“The Kindness of Strangers”, o filme com que a dinamarquesa Lone Scherfig conta “a história de quatro pessoas a sofrerem as piores crises das suas vidas”, será muito mais do que o título com que abre oficialmente, já na quinta-feira, o 69.º Festival de Cinema de Berlim: protagonizado por Zoe Kazan e Andrea Riseborough, é uma escolha que vem cumprir o mote desta que será a última edição dirigida por Dieter Kosslick que, terminada esta edição, se reforma ao final de 17 anos à frente da Berlinale. Político como se tem afirmado, o festival move-se este ano em torno da diversidade.
“Há anos que empresas e instituições culturais à volta do mundo se debatem com as questões da inclusão e da igualdade de direitos.

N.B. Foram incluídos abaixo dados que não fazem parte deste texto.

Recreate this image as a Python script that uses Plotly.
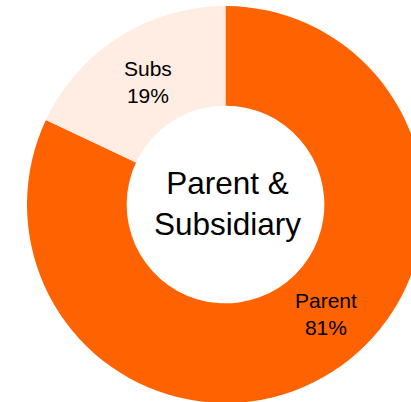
import plotly.graph_objects as go

labels = ["Parent", "Subs"]
values = [82, 18]
pct_text = ["81%", "19%"]
colors = ["#FF6200", "#FFECE2"]
center_title = "Parent &<br>Subsidiary"

# label anchor positions (paper fraction) for each slice label
label_x = [0.7231, 0.3282]
label_y = [0.2237, 0.8093]

fig = go.Figure(
    go.Pie(
        labels=labels,
        values=values,
        hole=0.498,
        sort=False,
        direction="clockwise",
        rotation=0,
        marker=dict(colors=colors, line=dict(width=0)),
        textinfo="none",
        showlegend=False,
        hoverinfo="label+percent",
    )
)

for lab, pct, lx, ly in zip(labels, pct_text, label_x, label_y):
    fig.add_annotation(
        text=f"{lab}<br>{pct}",
        x=lx, y=ly, xref="paper", yref="paper",
        xanchor="center", yanchor="middle",
        showarrow=False,
        font=dict(family="Liberation Sans, Arial", size=21, color="#000000"),
    )

fig.add_annotation(
    text=center_title,
    x=0.5044, y=0.5030, xref="paper", yref="paper",
    xanchor="center", yanchor="middle",
    showarrow=False,
    font=dict(family="Liberation Sans, Arial", size=31.5, color="#000000"),
)

fig.update_layout(
    width=451,
    height=403,
    margin=dict(l=0, r=0, t=6, b=0),
    paper_bgcolor="#FFFFFF",
    plot_bgcolor="#FFFFFF",
)

fig.write_html(
    "out.html",
    config={"displayModeBar": False},
    post_script="document.body.style.margin='0';document.body.style.overflow='hidden';",
)
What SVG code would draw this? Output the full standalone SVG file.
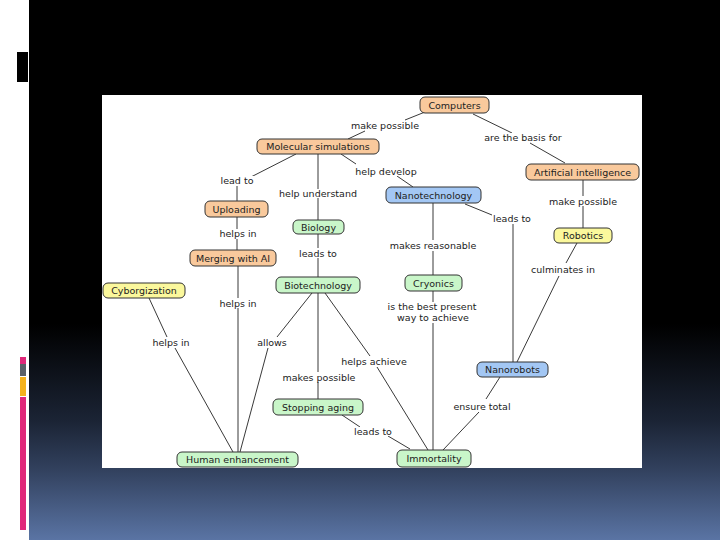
<svg xmlns="http://www.w3.org/2000/svg" width="720" height="540" viewBox="0 0 720 540">
<defs>
<linearGradient id="bg" x1="0" y1="0" x2="0" y2="540" gradientUnits="userSpaceOnUse">
<stop offset="0" stop-color="#000"/>
<stop offset="0.6" stop-color="#000"/>
<stop offset="0.78" stop-color="#1b2435"/>
<stop offset="0.87" stop-color="#32415e"/>
<stop offset="1" stop-color="#5a74a4"/>
</linearGradient>
<style>
.n rect{stroke:#333;stroke-width:1}
.or rect{fill:#f9c99c}
.gr rect{fill:#c9f6c9}
.bl rect{fill:#a3c7f4}
.ye rect{fill:#fbf89c}
text{font-family:"DejaVu Sans","Verdana",sans-serif;font-size:9.5px;fill:#222;text-anchor:middle}
.c line{stroke:#222;stroke-width:0.9}
</style>
</defs>
<rect x="0" y="0" width="720" height="540" fill="#fff"/>
<rect x="29" y="0" width="691" height="540" fill="url(#bg)"/>
<rect x="17" y="52" width="11" height="30" fill="#000"/>
<rect x="20" y="357" width="6" height="7" fill="#e0287a"/>
<rect x="20" y="364" width="6" height="12" fill="#5a6068"/>
<rect x="20" y="377" width="6" height="19" fill="#f4b21c"/>
<rect x="20" y="397" width="6" height="133" fill="#e0287a"/>
<rect x="102" y="95" width="540" height="373" fill="#fff"/>

<g class="c" id="connectors">
<line x1="425" y1="112" x2="405" y2="120"/>
<line x1="365" y1="131" x2="348" y2="139"/>
<line x1="473" y1="114" x2="512" y2="133"/>
<line x1="530" y1="143" x2="565" y2="163"/>
<line x1="296" y1="154" x2="249" y2="178"/>
<line x1="237" y1="186" x2="237" y2="201"/>
<line x1="318" y1="154" x2="318" y2="189"/>
<line x1="318" y1="198" x2="318" y2="220"/>
<line x1="341" y1="154" x2="356" y2="164"/>
<line x1="397" y1="176" x2="413" y2="187"/>
<line x1="583" y1="180" x2="583" y2="196"/>
<line x1="583" y1="206" x2="583" y2="228"/>
<line x1="465" y1="204" x2="492" y2="215"/>
<line x1="513" y1="224" x2="513" y2="362"/>
<line x1="433" y1="203" x2="433" y2="240"/>
<line x1="433" y1="251" x2="433" y2="275"/>
<line x1="237" y1="217" x2="237" y2="229"/>
<line x1="237" y1="239" x2="237" y2="250"/>
<line x1="318" y1="234" x2="318" y2="248"/>
<line x1="318" y1="258" x2="318" y2="277"/>
<line x1="577" y1="243" x2="566" y2="263"/>
<line x1="559" y1="276" x2="517" y2="362"/>
<line x1="238" y1="266" x2="238" y2="298"/>
<line x1="238" y1="308" x2="238" y2="452"/>
<line x1="149" y1="298" x2="167" y2="337"/>
<line x1="175" y1="348" x2="233" y2="452"/>
<line x1="312" y1="293" x2="277" y2="337"/>
<line x1="268" y1="348" x2="240" y2="452"/>
<line x1="318" y1="293" x2="318" y2="372"/>
<line x1="318" y1="382" x2="318" y2="399"/>
<line x1="325" y1="293" x2="370" y2="356"/>
<line x1="377" y1="367" x2="428" y2="450"/>
<line x1="342" y1="415" x2="360" y2="427"/>
<line x1="388" y1="436" x2="410" y2="449"/>
<line x1="433" y1="291" x2="433" y2="302"/>
<line x1="433" y1="323" x2="433" y2="450"/>
<line x1="500" y1="377" x2="486" y2="399"/>
<line x1="479" y1="412" x2="443" y2="450"/>
</g>

<g fill="#fff">
<rect x="352" y="121" width="66" height="9"/>
<rect x="481" y="133" width="83" height="9"/>
<rect x="355" y="167" width="63" height="9"/>
<rect x="220" y="176" width="34" height="9"/>
<rect x="277" y="189" width="81" height="9"/>
<rect x="492" y="214" width="41" height="9"/>
<rect x="547" y="197" width="72" height="9"/>
<rect x="219" y="229" width="38" height="9"/>
<rect x="387" y="241" width="92" height="9"/>
<rect x="298" y="249" width="40" height="9"/>
<rect x="530" y="265" width="67" height="9"/>
<rect x="218" y="299" width="40" height="9"/>
<rect x="385" y="302" width="96" height="21"/>
<rect x="153" y="338" width="36" height="9"/>
<rect x="257" y="338" width="31" height="9"/>
<rect x="340" y="357" width="69" height="9"/>
<rect x="281" y="373" width="77" height="9"/>
<rect x="452" y="402" width="61" height="9"/>
<rect x="353" y="427" width="41" height="9"/>
</g>

<g id="labels">
<text x="385" y="129">make possible</text>
<text x="523" y="141">are the basis for</text>
<text x="386" y="175">help develop</text>
<text x="237" y="184">lead to</text>
<text x="318" y="197">help understand</text>
<text x="512" y="222">leads to</text>
<text x="583" y="205">make possible</text>
<text x="238" y="237">helps in</text>
<text x="433" y="249">makes reasonable</text>
<text x="318" y="257">leads to</text>
<text x="563" y="273">culminates in</text>
<text x="238" y="307">helps in</text>
<text x="432" y="310">is the best present</text>
<text x="433" y="321">way to achieve</text>
<text x="171" y="346">helps in</text>
<text x="272" y="346">allows</text>
<text x="374" y="365">helps achieve</text>
<text x="319" y="381">makes possible</text>
<text x="482" y="410">ensure total</text>
<text x="373" y="435">leads to</text>
</g>

<g id="computers" class="n or"><rect x="420" y="97" width="69" height="16" rx="5"/><text x="454.5" y="108.5">Computers</text></g>
<g id="molecular" class="n or"><rect x="257" y="139" width="122" height="15" rx="5"/><text x="318" y="150">Molecular simulations</text></g>
<g id="ai" class="n or"><rect x="526" y="164" width="113" height="16" rx="5"/><text x="582.5" y="175.5">Artificial intelligence</text></g>
<g id="uploading" class="n or"><rect x="205" y="201" width="63" height="16" rx="5"/><text x="236.5" y="212.5">Uploading</text></g>
<g id="nanotech" class="n bl"><rect x="386" y="187" width="95" height="16" rx="5"/><text x="433.5" y="198.5">Nanotechnology</text></g>
<g id="biology" class="n gr"><rect x="293" y="220" width="51" height="14" rx="5"/><text x="318.5" y="230.5">Biology</text></g>
<g id="robotics" class="n ye"><rect x="554" y="228" width="58" height="15" rx="5"/><text x="583" y="239">Robotics</text></g>
<g id="merging" class="n or"><rect x="190" y="250" width="86" height="16" rx="5"/><text x="233" y="261.5">Merging with AI</text></g>
<g id="cyborg" class="n ye"><rect x="103" y="283" width="82" height="15" rx="5"/><text x="144" y="294">Cyborgization</text></g>
<g id="biotech" class="n gr"><rect x="276" y="277" width="84" height="16" rx="5"/><text x="318" y="288.5">Biotechnology</text></g>
<g id="cryonics" class="n gr"><rect x="405" y="275" width="57" height="16" rx="5"/><text x="433.5" y="286.5">Cryonics</text></g>
<g id="nanorobots" class="n bl"><rect x="477" y="362" width="71" height="15" rx="5"/><text x="512.5" y="373">Nanorobots</text></g>
<g id="stopping" class="n gr"><rect x="273" y="399" width="90" height="16" rx="5"/><text x="318" y="410.5">Stopping aging</text></g>
<g id="human" class="n gr"><rect x="177" y="452" width="121" height="15" rx="5"/><text x="237.5" y="463">Human enhancement</text></g>
<g id="immortality" class="n gr"><rect x="397" y="450" width="74" height="17" rx="5"/><text x="434" y="462">Immortality</text></g>
</svg>
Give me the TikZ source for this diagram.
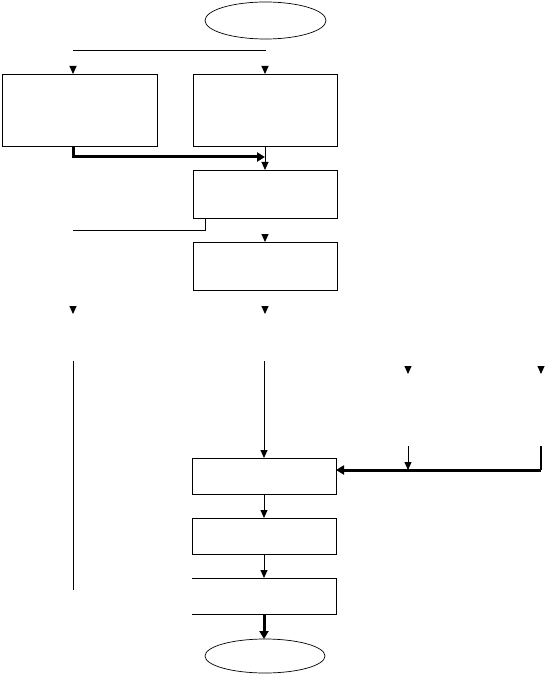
\documentclass[tikz,border=0pt]{standalone}
\usetikzlibrary{arrows.meta,shapes.geometric}

\begin{document}
\begin{tikzpicture}[x=1pt,y=-1pt,
  box/.style={draw, line width=0.9pt, minimum width=144pt, minimum height=48pt, inner sep=0pt, outer sep=0pt},
  oval/.style={ellipse, draw, line width=0.7pt, minimum width=121pt, minimum height=37pt, inner sep=0pt, outer sep=0pt},
  wire/.style={line width=0.9pt},
  link/.style={line width=0.9pt, -{Triangle[width=7pt,length=8pt]}},
  stub/.style={line width=0.9pt, -{Triangle[width=7pt,length=8pt]}},
  heavy/.style={line width=3pt, -{Triangle[width=9pt,length=8pt]}}]
\useasboundingbox (0,0) rectangle (547,676);
% terminals and boxes
\node[oval] (start) at (265.5,20.5) {};
\node[box, minimum width=155pt, minimum height=72pt] (A) at (79.5,110) {};
\node[box, minimum height=72pt] (B) at (265,110) {};
\node[box] (C) at (265,194) {};
\node[box] (D) at (265,266) {};
\node[box, minimum height=36pt] (E) at (264,476) {};
\node[box, minimum height=36pt] (F) at (264,536) {};
\node[box, minimum height=36pt, draw=none] (G) at (264,596) {};
\node[oval, minimum width=120pt, minimum height=34pt] (stop) at (265,656) {};
% loose ends
\coordinate (splitL) at (73,50);
\coordinate (splitR) at (266,50);
\coordinate (joinB) at (265,157);
\coordinate (backL) at (73,230);
\coordinate (tipL) at (73,314);
\coordinate (tipM) at (265,314);
\coordinate (railLtop) at (73,361);
\coordinate (railLbot) at (73,590);
\coordinate (railM) at (264,361);
\coordinate (tipP) at (408,374);
\coordinate (tipQ) at (541,374);
\coordinate (inP) at (408,446);
\coordinate (inQ) at (541,446);
\coordinate (mergeP) at (408,470);
\coordinate (mergeQ) at (541,470);
% connectors
\draw[wire] (splitL) -- (splitR);
\draw[stub] ([yshift=8pt]splitL |- A.north) -- (splitL |- A.north);
\draw[stub] ([yshift=8pt]B.north) -- (B.north);
\draw[heavy] (splitL |- A.south) |- (joinB);
\draw[link] (B) -- (C);
\draw[wire] ([xshift=12pt]C.south west) |- (backL);
\draw[stub] ([yshift=8pt]D.north) -- (D.north);
\draw[stub] ([yshift=8pt]tipL) -- (tipL);
\draw[stub] ([yshift=8pt]tipM) -- (tipM);
\draw[wire] (railLtop) -- (railLbot);
\draw[link] (railM) -- (E.north);
\draw[stub] ([yshift=8pt]tipP) -- (tipP);
\draw[stub] ([yshift=8pt]tipQ) -- (tipQ);
\draw[link] (inP) -- (mergeP);
\draw[line width=1.2pt] (inQ) -- (mergeQ);
\draw[heavy] (mergeQ) -- (E.east |- mergeQ);
\draw[link] (E) -- (F);
\draw[link] (F) -- (G);
\draw[wire] (G.north west) -- (G.north east) -- (G.south east) -- (G.south west);
\draw[heavy] (G.south) -- (G.south |- stop.north);
\end{tikzpicture}
\end{document}
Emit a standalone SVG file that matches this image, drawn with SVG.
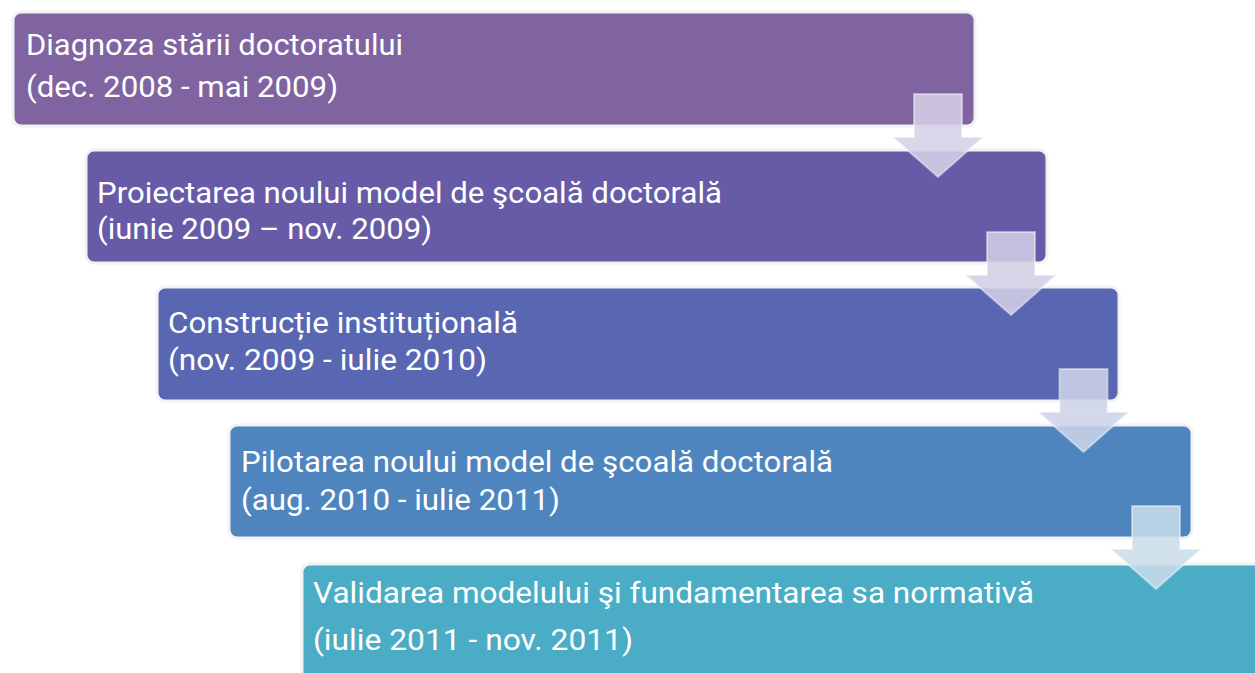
<svg xmlns="http://www.w3.org/2000/svg" width="1255" height="673" viewBox="0 0 1255 673">
<style>
.box{stroke:#f2f2f2;stroke-width:3}
.t{font-family:Roboto,"Liberation Sans",sans-serif;font-size:30px;fill:#ffffff}
.arr{stroke:#ffffff;stroke-opacity:0.45;stroke-width:2;fill-opacity:0.87}
</style>
<rect width="1255" height="673" fill="#ffffff"/>
<g id="node1">
<rect class="box" x="13" y="12" width="962" height="114" rx="8" fill="#8064A2"/>
<text class="t" x="26" y="55" textLength="377" lengthAdjust="spacingAndGlyphs">Diagnoza stării doctoratului</text>
<text class="t" x="26" y="97" textLength="312" lengthAdjust="spacingAndGlyphs">(dec. 2008 - mai 2009)</text>
</g>
<g id="node2">
<rect class="box" x="86" y="150" width="961" height="113" rx="8" fill="#675BA7"/>
<text class="t" x="97" y="203" textLength="625" lengthAdjust="spacingAndGlyphs">Proiectarea noului model de şcoală doctorală</text>
<text class="t" x="97" y="239" textLength="335" lengthAdjust="spacingAndGlyphs">(iunie 2009 – nov. 2009)</text>
</g>
<g id="node3">
<rect class="box" x="157" y="287" width="962" height="114" rx="8" fill="#5967B3"/>
<text class="t" x="168" y="333" textLength="350" lengthAdjust="spacingAndGlyphs">Construcție instituțională</text>
<text class="t" x="168" y="370" textLength="319" lengthAdjust="spacingAndGlyphs">(nov. 2009 - iulie 2010)</text>
</g>
<g id="node4">
<rect class="box" x="229" y="425" width="963" height="113" rx="8" fill="#4F85BF"/>
<text class="t" x="241" y="472" textLength="592" lengthAdjust="spacingAndGlyphs">Pilotarea noului model de şcoală doctorală</text>
<text class="t" x="241" y="510" textLength="319" lengthAdjust="spacingAndGlyphs">(aug. 2010 - iulie 2011)</text>
</g>
<g id="node5">
<rect class="box" x="302" y="564" width="990" height="130" rx="8" fill="#4BACC6"/>
<text class="t" x="313" y="603" textLength="721" lengthAdjust="spacingAndGlyphs">Validarea modelului şi fundamentarea sa normativă</text>
<text class="t" x="313" y="650" textLength="320" lengthAdjust="spacingAndGlyphs">(iulie 2011 - nov. 2011)</text>
</g>
<g id="connectors">
<path class="arr" fill="#D6D1E7" d="M914,94 H962 V137 H983.5 L938,177 L892.5,137 H914 Z"/>
<path class="arr" fill="#D2CFE6" d="M987,232 H1035 V275 H1056.5 L1011,315 L965.5,275 H987 Z"/>
<path class="arr" fill="#CDD3E8" d="M1059.5,369 H1107.5 V412 H1129 L1083.5,452 L1038,412 H1059.5 Z"/>
<path class="arr" fill="#C9DDE9" d="M1132,506 H1180 V549 H1201.5 L1156,589 L1110.5,549 H1132 Z"/>
</g>
</svg>
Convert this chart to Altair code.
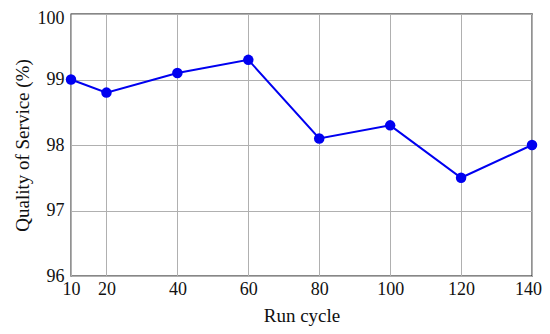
import altair as alt
import pandas as pd

run_cycle = [10, 20, 40, 60, 80, 100, 120, 140]
qos = [99.0, 98.8, 99.1, 99.3, 98.1, 98.3, 97.5, 98.0]
x_ticks = [10, 20, 40, 60, 80, 100, 120, 140]
y_ticks = [96, 97, 98, 99, 100]

df = pd.DataFrame({"run": run_cycle, "qos": qos})

FONT = "Liberation Serif"

x = alt.X("run:Q", title="Run cycle",
          scale=alt.Scale(domain=[10, 140], nice=False, zero=False),
          axis=alt.Axis(values=x_ticks, grid=True, ticks=False, domain=False,
                        labelPadding=4, titlePadding=8, labelFlush=False,
                        labelOffset={"condition": {"test": "datum.value == 140", "value": -4}, "value": 0}))
y = alt.Y("qos:Q", title="Quality of Service (%)",
          scale=alt.Scale(domain=[96, 100], nice=False, zero=False),
          axis=alt.Axis(values=y_ticks, grid=True, ticks=False, domain=False,
                        labelPadding=7, titlePadding=5, labelFlush=False,
                        labelOffset={"condition": {"test": "datum.value == 100", "value": 4}, "value": 0}))

line = alt.Chart(df).mark_line(color="#0000f0", strokeWidth=2).encode(x=x, y=y)
pts = alt.Chart(df).mark_point(filled=True, color="#0000f0", size=110, opacity=1).encode(x=x, y=y)

chart = alt.layer(line, pts).properties(
    width=461, height=262,
    autosize=alt.AutoSizeParams(type="none"),
    padding={"left": 63, "top": 6, "right": 10, "bottom": 50},
).configure_view(stroke="#111111", strokeWidth=1.3).configure_axis(
    labelFont=FONT, titleFont=FONT, labelFontSize=18, titleFontSize=19,
    labelColor="#111111", titleColor="#111111", titleFontWeight="normal",
    gridColor="#b0b0b0", gridWidth=1,
)

chart.save("out.html", embed_options={"renderer": "svg", "actions": False})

Mais recentemente, com o movimento #MeToo e novos conceitos como ‘inclusion riders’, a urgência destes tópicos chegou também à indústria do cinema”, diz o comunicado com que é apresentada a 69.ª edição do festival, que nota como vários estudos têm provado que “os filmes beneficiam da diversidade de muitas formas – do processo criativo à distribuição e à forma como são recebidos pelo público”. A questão da inclusão não é, portanto, “um fator social apenas, mas também um pré-requisito para o sucesso”.
A escolha de um filme realizado por uma mulher não terá sido acaso, e provas não hão de faltar na programação – dos 17 filmes selecionados para a Competição, sete são realizados por mulheres – mas não só. Ao festival que nas últimas duas edições entregou o Urso de Ouro a realizadoras – em 2018, a Adina Pintilie com “Touch Me Not”, no ano anterior, a Ildiko Enyedi, por “Corpo e Alma” – chega em 2019 um júri presidido pela atriz Juliette Binoche e composto por outras três mulheres (a atriz Sandra Hüller, de “Toni Erdman”, Rajendra Roy, do MoMA de Nova Iorque, e a atriz, realizadora e produtora Trudie Styler), e dois homens (o crítico de cinema do “Los Angeles Times” Justin Chang e o chileno Sebastián Lelio, realizador de “Uma Mulher Fantástica”).
Paralelamente à programação dos filmes selecionados para as várias secções, o festival – que foi, de resto, o primeiro a entregar o Urso de Prata a uma atriz negra, Halle Berry, em 2001, por “A Última Ceia”, e ainda a uma atriz negra africana, quando Rachel Mwanza interpretou uma miúda de rua congolesa em “Rebelde” – dedica uma série de iniciativas paralelas à questão da diversidade. E paridade haverá também nas figuras que serão homenageadas com a Berlinale Camera deste ano: Agnès Varda, a realizadora belga de 90 anos cujo “Vagna by Agnès” é exibido fora de competição, Sandra Schulberg, Wieland Speck e Herrmann Zschoche.
O cinema português Depois de em 2017 Teresa Villaverde ter estreado o seu último filme, “Colo”, na competição, esta será a segunda edição em que o cinema português fica de fora da principal secção do festival que no passado premiou realizadores como Miguel Gomes, João Salaviza, Leonor Teles e Diogo Costa Amarante – os últimos distinguidos em anos consecutivos com o Urso de Ouro de uma competição de curtas que, ao fim de várias edições a fazer do cinema português um dos pratos principais, este ano servirá apenas “Past Perfect”, de Jorge Jácome, o realizador de “Flores”.
Na secção paralela Forum, que nas últimas edições tem estreado filmes de realizadores como André Gil Mata, Sandro Aguilar, Salomé Lamas, Filipa César, entre outros, são exibidos “A Portuguesa”, de Rita Azevedo Gomes (“Correspondências”), e “Serpentário”, de Carlos Conceição, que depois de “Coelho Mau”, estreado na Semana da Crítica de Cannes e distinguido no ano passado com o Sophia de Melhor Curta-metragem, se estreia com este filme, de novo protagonizado por João Arrais, na longa-metragem. No Forum Expanded, Susana Sousa Dias, realizadora de “48” e “Luz Obscura”, estreia o seu novo filme: “Fordlandia Malaise”.
Mas nem só de cinema se fará desta vez a representação portuguesa na 69.ª Berlinale. Ivo M. Ferreira, que em 2016 estreou na Competição o seu “Cartas da Guerra”, regressa, desta vez à secção Drama Series Days dos Market Secreenings, para apresentar à indústria a série de televisão que há de estrear na RTP1: “Sul”. No DOC Station da Berlinale Talents participa João Vieira Torres com o seu projeto “Aurora”.
Terminados os seus últimos dez dias à frente da Berlinale, Kosslick passa o testemunho, a partir da próxima edição, ao italiano Carlo Chatrian, ex-diretor do Festival de Cinema de Locarno, e à holandesa Mariette Rissembeek, ex-diretora de German Films.